A great teacher she was, showing a couple thousand SRL members what the word commitment meant. Not telling us. Showing us. Every retreatant got a monthly newsletter. Every retreat captain got a small gift in the mail from Mickey for producing a retreat somewhere in the country after corralling twenty to a hundred or so seekers of greater wisdom for managing life’s bumps. The gifts were small plastic butterflies or a borderline tacky memento filled with love and whisked off to the post office.

Mickey, you were the good luck charm in the pocket of Father Fred and many of the rest of us for many years, committed to making the Serenity Retreat the template for Twelve Step retreats that it is today. It worked, Mickey. You can rest easy.

 
Mickey Lacey, Good-Bye

by Kathy Schinker, Secretary, Serenity Retreat League

Dear Mickey,

You have left too many footprints in our memories to ever be forgotten. We will miss you.

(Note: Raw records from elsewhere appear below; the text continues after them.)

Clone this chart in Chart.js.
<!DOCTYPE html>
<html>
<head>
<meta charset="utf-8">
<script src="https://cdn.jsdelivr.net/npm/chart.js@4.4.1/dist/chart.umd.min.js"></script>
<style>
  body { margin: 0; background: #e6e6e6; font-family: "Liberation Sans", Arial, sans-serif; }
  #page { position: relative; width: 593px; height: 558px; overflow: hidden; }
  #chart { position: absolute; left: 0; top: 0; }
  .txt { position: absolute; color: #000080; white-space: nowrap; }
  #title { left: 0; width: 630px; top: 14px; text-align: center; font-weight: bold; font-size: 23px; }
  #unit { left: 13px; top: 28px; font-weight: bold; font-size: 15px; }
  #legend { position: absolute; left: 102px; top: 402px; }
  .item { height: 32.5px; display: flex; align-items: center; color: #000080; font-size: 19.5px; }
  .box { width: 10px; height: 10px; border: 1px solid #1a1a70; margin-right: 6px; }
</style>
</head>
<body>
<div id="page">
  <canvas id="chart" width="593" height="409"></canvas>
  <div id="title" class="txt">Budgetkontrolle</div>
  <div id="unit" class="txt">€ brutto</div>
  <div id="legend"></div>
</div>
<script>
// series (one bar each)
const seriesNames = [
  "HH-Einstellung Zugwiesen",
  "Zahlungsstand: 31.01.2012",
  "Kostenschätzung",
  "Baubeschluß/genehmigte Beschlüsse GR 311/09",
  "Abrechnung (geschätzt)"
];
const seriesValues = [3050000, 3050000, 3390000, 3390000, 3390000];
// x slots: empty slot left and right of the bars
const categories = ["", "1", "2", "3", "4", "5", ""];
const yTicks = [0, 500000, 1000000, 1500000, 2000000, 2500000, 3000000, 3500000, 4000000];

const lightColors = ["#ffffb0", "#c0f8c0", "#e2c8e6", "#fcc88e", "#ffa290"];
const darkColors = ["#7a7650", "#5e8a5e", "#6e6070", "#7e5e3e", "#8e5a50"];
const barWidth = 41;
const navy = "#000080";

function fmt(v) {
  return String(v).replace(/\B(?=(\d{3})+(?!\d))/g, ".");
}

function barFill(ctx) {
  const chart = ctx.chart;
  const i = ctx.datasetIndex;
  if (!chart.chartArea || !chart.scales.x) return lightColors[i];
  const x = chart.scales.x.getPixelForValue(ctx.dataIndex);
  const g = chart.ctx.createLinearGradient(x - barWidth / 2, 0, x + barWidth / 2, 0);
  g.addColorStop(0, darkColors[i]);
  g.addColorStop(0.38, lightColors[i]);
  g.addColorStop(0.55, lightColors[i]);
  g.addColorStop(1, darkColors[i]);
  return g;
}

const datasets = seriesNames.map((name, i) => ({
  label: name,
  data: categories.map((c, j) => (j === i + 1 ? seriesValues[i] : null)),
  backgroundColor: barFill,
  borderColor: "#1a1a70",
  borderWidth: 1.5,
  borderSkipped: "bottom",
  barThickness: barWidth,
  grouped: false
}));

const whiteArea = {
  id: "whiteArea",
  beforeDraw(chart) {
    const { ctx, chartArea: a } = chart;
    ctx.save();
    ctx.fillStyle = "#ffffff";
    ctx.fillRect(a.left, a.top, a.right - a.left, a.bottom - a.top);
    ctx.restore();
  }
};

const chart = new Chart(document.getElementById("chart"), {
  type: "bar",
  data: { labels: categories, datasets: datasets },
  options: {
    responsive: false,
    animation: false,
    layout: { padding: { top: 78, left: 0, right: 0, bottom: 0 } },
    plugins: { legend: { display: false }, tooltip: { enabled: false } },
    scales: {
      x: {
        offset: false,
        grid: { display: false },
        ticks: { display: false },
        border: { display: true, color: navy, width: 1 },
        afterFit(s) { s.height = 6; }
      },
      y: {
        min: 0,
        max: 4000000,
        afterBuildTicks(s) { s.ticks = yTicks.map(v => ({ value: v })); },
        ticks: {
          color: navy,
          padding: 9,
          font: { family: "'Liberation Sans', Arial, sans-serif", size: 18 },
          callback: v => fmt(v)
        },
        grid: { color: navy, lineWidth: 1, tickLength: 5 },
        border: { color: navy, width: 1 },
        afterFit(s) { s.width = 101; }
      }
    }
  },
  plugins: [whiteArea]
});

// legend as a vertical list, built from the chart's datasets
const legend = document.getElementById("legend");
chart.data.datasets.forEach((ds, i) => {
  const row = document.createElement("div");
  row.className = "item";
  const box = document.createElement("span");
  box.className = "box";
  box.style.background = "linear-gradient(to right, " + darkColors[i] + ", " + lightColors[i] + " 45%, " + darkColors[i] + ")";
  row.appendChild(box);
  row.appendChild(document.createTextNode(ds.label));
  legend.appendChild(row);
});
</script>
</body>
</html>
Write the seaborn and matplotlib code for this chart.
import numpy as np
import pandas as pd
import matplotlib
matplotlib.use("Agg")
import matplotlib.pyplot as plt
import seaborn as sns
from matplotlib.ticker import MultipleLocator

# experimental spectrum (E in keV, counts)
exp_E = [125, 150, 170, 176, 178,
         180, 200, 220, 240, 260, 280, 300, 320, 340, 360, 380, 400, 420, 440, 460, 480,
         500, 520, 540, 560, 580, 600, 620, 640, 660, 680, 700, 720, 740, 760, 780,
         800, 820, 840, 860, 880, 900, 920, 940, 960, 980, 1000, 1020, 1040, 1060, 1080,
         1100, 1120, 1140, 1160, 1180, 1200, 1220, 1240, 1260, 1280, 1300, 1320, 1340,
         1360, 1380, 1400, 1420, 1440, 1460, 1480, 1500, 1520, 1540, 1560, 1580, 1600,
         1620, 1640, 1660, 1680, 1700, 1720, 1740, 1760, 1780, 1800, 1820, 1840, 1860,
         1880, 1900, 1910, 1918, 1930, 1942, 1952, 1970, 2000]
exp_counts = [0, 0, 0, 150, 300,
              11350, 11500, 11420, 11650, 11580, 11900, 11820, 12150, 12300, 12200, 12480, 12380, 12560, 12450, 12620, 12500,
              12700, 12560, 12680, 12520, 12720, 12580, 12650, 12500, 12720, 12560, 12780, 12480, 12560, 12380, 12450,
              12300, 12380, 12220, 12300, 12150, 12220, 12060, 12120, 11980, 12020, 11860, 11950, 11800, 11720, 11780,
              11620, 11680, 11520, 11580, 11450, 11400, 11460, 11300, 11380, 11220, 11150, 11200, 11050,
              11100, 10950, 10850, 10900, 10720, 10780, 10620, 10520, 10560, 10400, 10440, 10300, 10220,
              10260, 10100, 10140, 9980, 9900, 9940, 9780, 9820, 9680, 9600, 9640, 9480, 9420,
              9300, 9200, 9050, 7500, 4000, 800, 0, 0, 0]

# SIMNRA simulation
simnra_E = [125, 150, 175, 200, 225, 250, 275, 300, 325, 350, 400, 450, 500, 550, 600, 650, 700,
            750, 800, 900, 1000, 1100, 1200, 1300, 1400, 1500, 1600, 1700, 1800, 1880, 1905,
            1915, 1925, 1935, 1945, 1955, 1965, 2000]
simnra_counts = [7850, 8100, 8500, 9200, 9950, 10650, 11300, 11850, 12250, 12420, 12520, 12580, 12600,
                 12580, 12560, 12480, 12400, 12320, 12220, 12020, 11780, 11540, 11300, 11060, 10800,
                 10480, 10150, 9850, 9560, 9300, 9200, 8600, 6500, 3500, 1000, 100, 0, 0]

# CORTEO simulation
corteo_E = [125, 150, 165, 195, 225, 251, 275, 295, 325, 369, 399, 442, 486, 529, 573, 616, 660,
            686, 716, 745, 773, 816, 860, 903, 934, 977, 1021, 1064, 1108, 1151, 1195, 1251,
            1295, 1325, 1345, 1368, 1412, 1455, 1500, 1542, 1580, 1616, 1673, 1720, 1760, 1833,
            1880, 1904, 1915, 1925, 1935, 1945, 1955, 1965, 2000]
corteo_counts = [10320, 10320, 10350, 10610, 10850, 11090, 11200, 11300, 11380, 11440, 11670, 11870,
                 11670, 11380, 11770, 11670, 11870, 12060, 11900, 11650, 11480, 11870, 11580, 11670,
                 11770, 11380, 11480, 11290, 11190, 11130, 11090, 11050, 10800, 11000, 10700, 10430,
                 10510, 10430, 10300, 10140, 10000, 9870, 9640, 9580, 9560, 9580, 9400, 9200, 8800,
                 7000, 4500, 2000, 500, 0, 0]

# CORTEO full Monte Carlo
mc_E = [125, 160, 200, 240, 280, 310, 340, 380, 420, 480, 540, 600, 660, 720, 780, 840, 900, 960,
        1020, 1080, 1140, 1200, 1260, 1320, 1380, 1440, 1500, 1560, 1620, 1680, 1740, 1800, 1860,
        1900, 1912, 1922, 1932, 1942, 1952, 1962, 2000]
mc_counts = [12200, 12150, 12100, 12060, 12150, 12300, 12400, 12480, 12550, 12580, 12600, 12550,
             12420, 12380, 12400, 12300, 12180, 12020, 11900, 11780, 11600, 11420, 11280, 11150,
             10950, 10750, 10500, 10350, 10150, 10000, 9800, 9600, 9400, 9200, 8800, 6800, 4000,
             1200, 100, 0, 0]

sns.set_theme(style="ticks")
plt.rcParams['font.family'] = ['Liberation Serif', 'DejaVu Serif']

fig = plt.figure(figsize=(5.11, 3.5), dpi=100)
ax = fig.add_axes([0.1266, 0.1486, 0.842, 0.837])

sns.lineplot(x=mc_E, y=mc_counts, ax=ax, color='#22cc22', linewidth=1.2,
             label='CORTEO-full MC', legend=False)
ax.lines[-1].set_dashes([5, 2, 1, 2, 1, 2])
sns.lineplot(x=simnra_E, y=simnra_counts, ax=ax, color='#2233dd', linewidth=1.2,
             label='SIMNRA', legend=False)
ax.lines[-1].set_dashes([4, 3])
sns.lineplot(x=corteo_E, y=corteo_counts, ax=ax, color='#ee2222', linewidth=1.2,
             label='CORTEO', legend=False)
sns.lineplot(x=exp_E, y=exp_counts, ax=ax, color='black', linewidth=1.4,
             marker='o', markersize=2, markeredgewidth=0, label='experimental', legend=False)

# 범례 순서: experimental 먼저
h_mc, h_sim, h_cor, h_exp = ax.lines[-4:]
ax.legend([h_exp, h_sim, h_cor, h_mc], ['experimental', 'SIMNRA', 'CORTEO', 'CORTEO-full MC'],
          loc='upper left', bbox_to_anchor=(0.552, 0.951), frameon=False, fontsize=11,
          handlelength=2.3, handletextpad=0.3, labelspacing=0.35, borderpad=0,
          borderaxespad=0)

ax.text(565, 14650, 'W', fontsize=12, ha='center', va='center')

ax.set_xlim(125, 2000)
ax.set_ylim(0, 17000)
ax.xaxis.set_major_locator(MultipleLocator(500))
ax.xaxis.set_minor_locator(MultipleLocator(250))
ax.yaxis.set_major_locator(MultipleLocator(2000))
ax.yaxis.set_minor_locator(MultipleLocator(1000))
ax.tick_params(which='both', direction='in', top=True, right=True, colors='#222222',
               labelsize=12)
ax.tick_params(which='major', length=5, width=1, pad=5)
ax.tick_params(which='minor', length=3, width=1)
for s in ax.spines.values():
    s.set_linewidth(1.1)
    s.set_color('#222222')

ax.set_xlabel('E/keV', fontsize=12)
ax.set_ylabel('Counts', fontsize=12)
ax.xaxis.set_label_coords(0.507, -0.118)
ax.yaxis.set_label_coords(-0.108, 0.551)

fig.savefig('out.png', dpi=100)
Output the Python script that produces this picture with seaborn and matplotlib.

You firmly believed in the Serenity Retreat League. You said Yes to becoming Secretary to Fr. Fred Lawrence, the League founder. You made sure he made his flights on time, regardless of which airport he might have flown in or out of. I know he loved you for being there for him,

He helped, as did our program, take you and your husband Tom to places you only dreamed about and introduced you to people, like me, all over the country you might otherwise not have gotten to know. And we are deeply grateful.

We met in Dallas, Texas, in the early 1970s at the second Serenity Retreat Captain’s Conference. I do not remember what it was that attracted me to you, maybe it was our like-mindedness about Serenity Retreats. After another Conference in New Jersey, some of us went into New York City. You shared a crowded hotel room and introduced us to “the City.”

We made sure we got together at subsequent Conferences and any time in between. You and Lorraine introduced me to betting on card games like Go Fish.

Sometimes your determination ended up creating some awkward situations. We drove into the City from New Jersey to see Cats. You fretted because Tom did not leave you the right set of keys. The key you used started the car but, after the play, the car would neither budge nor start. You paid three non-English speaking fellows to take the entire starter out. I had to stick my finger in the hole in the steering column and hold something (I did not know what) so we could drive off. Later we had quite a laugh about it. In you haste, you took the trunk key instead of the starter key!

You would drive anywhere and we had wonderful excursions to the Wilson House in Vermont, and to Massachusetts and New Hampshire to see the blazing colors of fall. You drove me to the beaches in New Jersey to satisfy my love of the ocean. We spent money at the outlet mall in Redding, Pennsylvania, drove through the Colorado Rockies in a snow storm, and back to Staten Island from a Captains Conference in Queens without any brakes.

Our trip to Oberamergau was over the top! We talked about it for years. It did give you an exercise in trying to “herd cats”, as your job was to get people to the bus on time. That did not seem to be a trait for many of us “program people” on the tour.

I loved it when you came to Nebraska to visit me and got to meet my friends who fell instantly in love with you. You were introduced to our wide open spaces and I nearly had you convinced you could relocate here. However, you could not be that far away from the family you loved.

Mickey, we laughed and cried together over miracles and sadness, gains, losses and the everyday changes in life. You are with Tom and Meghan and I know they and the Lord welcomed you with open arms. Your generosity, loyalty, loving presence and your tenacity to “keep on keeping on” have earned you peace in Heaven.